━━━━━ COLLECTED MATERIAL ━━━━━

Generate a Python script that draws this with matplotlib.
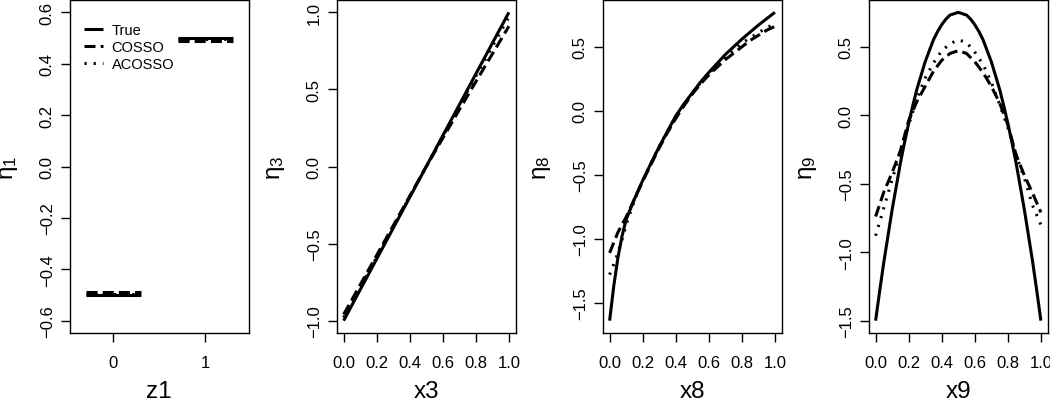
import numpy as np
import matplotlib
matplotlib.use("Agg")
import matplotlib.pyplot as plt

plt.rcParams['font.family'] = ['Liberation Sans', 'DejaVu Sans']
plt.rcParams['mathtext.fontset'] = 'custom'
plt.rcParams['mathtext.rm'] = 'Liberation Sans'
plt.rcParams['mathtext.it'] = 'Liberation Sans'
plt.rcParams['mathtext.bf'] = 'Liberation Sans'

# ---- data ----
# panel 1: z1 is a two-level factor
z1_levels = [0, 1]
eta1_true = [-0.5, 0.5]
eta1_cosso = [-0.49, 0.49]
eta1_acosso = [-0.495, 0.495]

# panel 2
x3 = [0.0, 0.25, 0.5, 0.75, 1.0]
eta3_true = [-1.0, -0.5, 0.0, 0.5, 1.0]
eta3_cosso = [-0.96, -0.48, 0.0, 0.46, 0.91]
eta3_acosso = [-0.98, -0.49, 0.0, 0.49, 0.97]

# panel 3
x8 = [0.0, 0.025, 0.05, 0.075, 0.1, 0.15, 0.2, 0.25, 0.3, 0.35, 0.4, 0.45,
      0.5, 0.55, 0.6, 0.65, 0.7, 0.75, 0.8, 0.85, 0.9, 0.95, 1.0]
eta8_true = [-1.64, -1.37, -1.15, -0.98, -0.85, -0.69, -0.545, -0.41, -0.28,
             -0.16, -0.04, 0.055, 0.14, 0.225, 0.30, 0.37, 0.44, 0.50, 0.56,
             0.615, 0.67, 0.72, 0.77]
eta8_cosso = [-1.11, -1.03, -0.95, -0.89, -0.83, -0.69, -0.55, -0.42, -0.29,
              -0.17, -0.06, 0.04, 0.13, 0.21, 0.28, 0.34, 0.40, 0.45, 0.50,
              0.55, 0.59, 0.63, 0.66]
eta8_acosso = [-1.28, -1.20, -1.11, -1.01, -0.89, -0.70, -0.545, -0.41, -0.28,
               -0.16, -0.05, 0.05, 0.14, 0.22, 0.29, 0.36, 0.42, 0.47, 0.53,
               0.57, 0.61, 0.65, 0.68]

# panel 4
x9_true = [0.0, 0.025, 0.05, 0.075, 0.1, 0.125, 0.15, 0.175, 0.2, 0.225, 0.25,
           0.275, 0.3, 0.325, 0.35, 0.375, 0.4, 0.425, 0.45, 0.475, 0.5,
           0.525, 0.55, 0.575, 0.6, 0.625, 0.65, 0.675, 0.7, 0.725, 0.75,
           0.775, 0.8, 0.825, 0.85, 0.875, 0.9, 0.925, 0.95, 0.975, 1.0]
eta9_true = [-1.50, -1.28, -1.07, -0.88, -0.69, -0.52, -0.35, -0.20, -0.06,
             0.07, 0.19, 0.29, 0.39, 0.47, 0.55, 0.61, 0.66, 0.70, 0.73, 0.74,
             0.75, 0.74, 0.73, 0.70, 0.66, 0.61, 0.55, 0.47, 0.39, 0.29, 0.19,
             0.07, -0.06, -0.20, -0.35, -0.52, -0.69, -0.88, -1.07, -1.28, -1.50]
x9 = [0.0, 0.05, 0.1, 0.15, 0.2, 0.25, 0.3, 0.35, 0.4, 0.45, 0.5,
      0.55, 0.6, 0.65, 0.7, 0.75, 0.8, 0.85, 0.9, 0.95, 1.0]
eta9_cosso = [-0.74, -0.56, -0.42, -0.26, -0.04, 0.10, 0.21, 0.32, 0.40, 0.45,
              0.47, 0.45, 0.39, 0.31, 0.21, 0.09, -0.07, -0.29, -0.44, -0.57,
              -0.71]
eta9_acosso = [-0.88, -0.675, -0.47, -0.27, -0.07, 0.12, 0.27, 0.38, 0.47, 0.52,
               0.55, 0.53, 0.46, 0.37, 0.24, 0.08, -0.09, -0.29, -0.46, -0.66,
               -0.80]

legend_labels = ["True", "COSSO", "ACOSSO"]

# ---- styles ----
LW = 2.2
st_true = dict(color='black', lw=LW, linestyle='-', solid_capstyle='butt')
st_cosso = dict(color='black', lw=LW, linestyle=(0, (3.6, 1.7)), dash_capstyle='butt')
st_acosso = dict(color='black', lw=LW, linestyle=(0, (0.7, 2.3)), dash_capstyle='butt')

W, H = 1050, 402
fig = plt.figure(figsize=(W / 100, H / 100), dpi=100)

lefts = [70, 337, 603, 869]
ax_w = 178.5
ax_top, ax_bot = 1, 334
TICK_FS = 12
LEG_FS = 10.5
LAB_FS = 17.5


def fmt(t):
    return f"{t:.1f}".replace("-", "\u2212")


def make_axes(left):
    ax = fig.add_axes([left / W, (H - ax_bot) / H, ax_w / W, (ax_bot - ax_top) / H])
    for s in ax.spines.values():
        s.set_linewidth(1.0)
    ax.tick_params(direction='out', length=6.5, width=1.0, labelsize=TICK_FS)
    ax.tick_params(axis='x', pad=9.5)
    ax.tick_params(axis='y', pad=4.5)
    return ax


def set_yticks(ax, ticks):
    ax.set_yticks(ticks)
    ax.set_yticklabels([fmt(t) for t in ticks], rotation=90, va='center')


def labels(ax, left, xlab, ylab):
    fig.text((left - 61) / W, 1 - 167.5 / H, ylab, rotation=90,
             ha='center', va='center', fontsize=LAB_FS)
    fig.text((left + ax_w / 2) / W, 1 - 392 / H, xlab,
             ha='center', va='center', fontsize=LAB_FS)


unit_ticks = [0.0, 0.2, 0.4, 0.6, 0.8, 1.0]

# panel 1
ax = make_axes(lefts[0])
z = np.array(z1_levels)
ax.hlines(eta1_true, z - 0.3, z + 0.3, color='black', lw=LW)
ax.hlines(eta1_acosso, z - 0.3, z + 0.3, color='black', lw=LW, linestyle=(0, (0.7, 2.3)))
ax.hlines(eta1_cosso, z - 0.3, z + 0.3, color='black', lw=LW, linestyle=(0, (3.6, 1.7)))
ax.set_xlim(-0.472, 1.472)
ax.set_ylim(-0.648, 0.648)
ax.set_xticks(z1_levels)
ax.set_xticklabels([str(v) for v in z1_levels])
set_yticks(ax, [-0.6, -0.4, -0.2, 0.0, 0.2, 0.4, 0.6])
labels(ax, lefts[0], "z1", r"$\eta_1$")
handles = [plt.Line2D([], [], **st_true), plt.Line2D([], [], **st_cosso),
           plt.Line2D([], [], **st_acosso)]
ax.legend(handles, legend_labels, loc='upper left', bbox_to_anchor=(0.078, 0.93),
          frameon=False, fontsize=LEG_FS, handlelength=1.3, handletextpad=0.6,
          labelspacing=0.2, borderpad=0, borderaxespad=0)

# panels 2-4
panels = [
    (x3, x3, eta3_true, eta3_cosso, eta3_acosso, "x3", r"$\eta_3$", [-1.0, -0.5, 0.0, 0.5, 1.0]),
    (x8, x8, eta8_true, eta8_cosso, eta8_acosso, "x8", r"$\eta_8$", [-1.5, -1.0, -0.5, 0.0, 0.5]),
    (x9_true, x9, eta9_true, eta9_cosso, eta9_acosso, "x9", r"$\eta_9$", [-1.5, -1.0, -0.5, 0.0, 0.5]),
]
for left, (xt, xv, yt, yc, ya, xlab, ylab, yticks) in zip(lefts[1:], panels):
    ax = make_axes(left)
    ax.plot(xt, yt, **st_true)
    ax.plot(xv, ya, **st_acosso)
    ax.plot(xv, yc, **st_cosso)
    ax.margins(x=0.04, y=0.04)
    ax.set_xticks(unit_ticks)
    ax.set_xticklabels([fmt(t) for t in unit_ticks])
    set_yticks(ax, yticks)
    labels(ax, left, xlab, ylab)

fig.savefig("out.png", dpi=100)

━━━━━

[DIRECTIONS FOR THIS TASK]:
All the lines above are to be given again exactly as they read, with the pictures removed.

[EXERCISE RESPONSE]:
Generate a Python script that draws this with matplotlib.
import numpy as np
import matplotlib
matplotlib.use("Agg")
import matplotlib.pyplot as plt

plt.rcParams['font.family'] = ['Liberation Sans', 'DejaVu Sans']
plt.rcParams['mathtext.fontset'] = 'custom'
plt.rcParams['mathtext.rm'] = 'Liberation Sans'
plt.rcParams['mathtext.it'] = 'Liberation Sans'
plt.rcParams['mathtext.bf'] = 'Liberation Sans'

# ---- data ----
# panel 1: z1 is a two-level factor
z1_levels = [0, 1]
eta1_true = [-0.5, 0.5]
eta1_cosso = [-0.49, 0.49]
eta1_acosso = [-0.495, 0.495]

# panel 2
x3 = [0.0, 0.25, 0.5, 0.75, 1.0]
eta3_true = [-1.0, -0.5, 0.0, 0.5, 1.0]
eta3_cosso = [-0.96, -0.48, 0.0, 0.46, 0.91]
eta3_acosso = [-0.98, -0.49, 0.0, 0.49, 0.97]

# panel 3
x8 = [0.0, 0.025, 0.05, 0.075, 0.1, 0.15, 0.2, 0.25, 0.3, 0.35, 0.4, 0.45,
      0.5, 0.55, 0.6, 0.65, 0.7, 0.75, 0.8, 0.85, 0.9, 0.95, 1.0]
eta8_true = [-1.64, -1.37, -1.15, -0.98, -0.85, -0.69, -0.545, -0.41, -0.28,
             -0.16, -0.04, 0.055, 0.14, 0.225, 0.30, 0.37, 0.44, 0.50, 0.56,
             0.615, 0.67, 0.72, 0.77]
eta8_cosso = [-1.11, -1.03, -0.95, -0.89, -0.83, -0.69, -0.55, -0.42, -0.29,
              -0.17, -0.06, 0.04, 0.13, 0.21, 0.28, 0.34, 0.40, 0.45, 0.50,
              0.55, 0.59, 0.63, 0.66]
eta8_acosso = [-1.28, -1.20, -1.11, -1.01, -0.89, -0.70, -0.545, -0.41, -0.28,
               -0.16, -0.05, 0.05, 0.14, 0.22, 0.29, 0.36, 0.42, 0.47, 0.53,
               0.57, 0.61, 0.65, 0.68]

# panel 4
x9_true = [0.0, 0.025, 0.05, 0.075, 0.1, 0.125, 0.15, 0.175, 0.2, 0.225, 0.25,
           0.275, 0.3, 0.325, 0.35, 0.375, 0.4, 0.425, 0.45, 0.475, 0.5,
           0.525, 0.55, 0.575, 0.6, 0.625, 0.65, 0.675, 0.7, 0.725, 0.75,
           0.775, 0.8, 0.825, 0.85, 0.875, 0.9, 0.925, 0.95, 0.975, 1.0]
eta9_true = [-1.50, -1.28, -1.07, -0.88, -0.69, -0.52, -0.35, -0.20, -0.06,
             0.07, 0.19, 0.29, 0.39, 0.47, 0.55, 0.61, 0.66, 0.70, 0.73, 0.74,
             0.75, 0.74, 0.73, 0.70, 0.66, 0.61, 0.55, 0.47, 0.39, 0.29, 0.19,
             0.07, -0.06, -0.20, -0.35, -0.52, -0.69, -0.88, -1.07, -1.28, -1.50]
x9 = [0.0, 0.05, 0.1, 0.15, 0.2, 0.25, 0.3, 0.35, 0.4, 0.45, 0.5,
      0.55, 0.6, 0.65, 0.7, 0.75, 0.8, 0.85, 0.9, 0.95, 1.0]
eta9_cosso = [-0.74, -0.56, -0.42, -0.26, -0.04, 0.10, 0.21, 0.32, 0.40, 0.45,
              0.47, 0.45, 0.39, 0.31, 0.21, 0.09, -0.07, -0.29, -0.44, -0.57,
              -0.71]
eta9_acosso = [-0.88, -0.675, -0.47, -0.27, -0.07, 0.12, 0.27, 0.38, 0.47, 0.52,
               0.55, 0.53, 0.46, 0.37, 0.24, 0.08, -0.09, -0.29, -0.46, -0.66,
               -0.80]

legend_labels = ["True", "COSSO", "ACOSSO"]

# ---- styles ----
LW = 2.2
st_true = dict(color='black', lw=LW, linestyle='-', solid_capstyle='butt')
st_cosso = dict(color='black', lw=LW, linestyle=(0, (3.6, 1.7)), dash_capstyle='butt')
st_acosso = dict(color='black', lw=LW, linestyle=(0, (0.7, 2.3)), dash_capstyle='butt')

W, H = 1050, 402
fig = plt.figure(figsize=(W / 100, H / 100), dpi=100)

lefts = [70, 337, 603, 869]
ax_w = 178.5
ax_top, ax_bot = 1, 334
TICK_FS = 12
LEG_FS = 10.5
LAB_FS = 17.5


def fmt(t):
    return f"{t:.1f}".replace("-", "\u2212")


def make_axes(left):
    ax = fig.add_axes([left / W, (H - ax_bot) / H, ax_w / W, (ax_bot - ax_top) / H])
    for s in ax.spines.values():
        s.set_linewidth(1.0)
    ax.tick_params(direction='out', length=6.5, width=1.0, labelsize=TICK_FS)
    ax.tick_params(axis='x', pad=9.5)
    ax.tick_params(axis='y', pad=4.5)
    return ax


def set_yticks(ax, ticks):
    ax.set_yticks(ticks)
    ax.set_yticklabels([fmt(t) for t in ticks], rotation=90, va='center')


def labels(ax, left, xlab, ylab):
    fig.text((left - 61) / W, 1 - 167.5 / H, ylab, rotation=90,
             ha='center', va='center', fontsize=LAB_FS)
    fig.text((left + ax_w / 2) / W, 1 - 392 / H, xlab,
             ha='center', va='center', fontsize=LAB_FS)


unit_ticks = [0.0, 0.2, 0.4, 0.6, 0.8, 1.0]

# panel 1
ax = make_axes(lefts[0])
z = np.array(z1_levels)
ax.hlines(eta1_true, z - 0.3, z + 0.3, color='black', lw=LW)
ax.hlines(eta1_acosso, z - 0.3, z + 0.3, color='black', lw=LW, linestyle=(0, (0.7, 2.3)))
ax.hlines(eta1_cosso, z - 0.3, z + 0.3, color='black', lw=LW, linestyle=(0, (3.6, 1.7)))
ax.set_xlim(-0.472, 1.472)
ax.set_ylim(-0.648, 0.648)
ax.set_xticks(z1_levels)
ax.set_xticklabels([str(v) for v in z1_levels])
set_yticks(ax, [-0.6, -0.4, -0.2, 0.0, 0.2, 0.4, 0.6])
labels(ax, lefts[0], "z1", r"$\eta_1$")
handles = [plt.Line2D([], [], **st_true), plt.Line2D([], [], **st_cosso),
           plt.Line2D([], [], **st_acosso)]
ax.legend(handles, legend_labels, loc='upper left', bbox_to_anchor=(0.078, 0.93),
          frameon=False, fontsize=LEG_FS, handlelength=1.3, handletextpad=0.6,
          labelspacing=0.2, borderpad=0, borderaxespad=0)

# panels 2-4
panels = [
    (x3, x3, eta3_true, eta3_cosso, eta3_acosso, "x3", r"$\eta_3$", [-1.0, -0.5, 0.0, 0.5, 1.0]),
    (x8, x8, eta8_true, eta8_cosso, eta8_acosso, "x8", r"$\eta_8$", [-1.5, -1.0, -0.5, 0.0, 0.5]),
    (x9_true, x9, eta9_true, eta9_cosso, eta9_acosso, "x9", r"$\eta_9$", [-1.5, -1.0, -0.5, 0.0, 0.5]),
]
for left, (xt, xv, yt, yc, ya, xlab, ylab, yticks) in zip(lefts[1:], panels):
    ax = make_axes(left)
    ax.plot(xt, yt, **st_true)
    ax.plot(xv, ya, **st_acosso)
    ax.plot(xv, yc, **st_cosso)
    ax.margins(x=0.04, y=0.04)
    ax.set_xticks(unit_ticks)
    ax.set_xticklabels([fmt(t) for t in unit_ticks])
    set_yticks(ax, yticks)
    labels(ax, left, xlab, ylab)

fig.savefig("out.png", dpi=100)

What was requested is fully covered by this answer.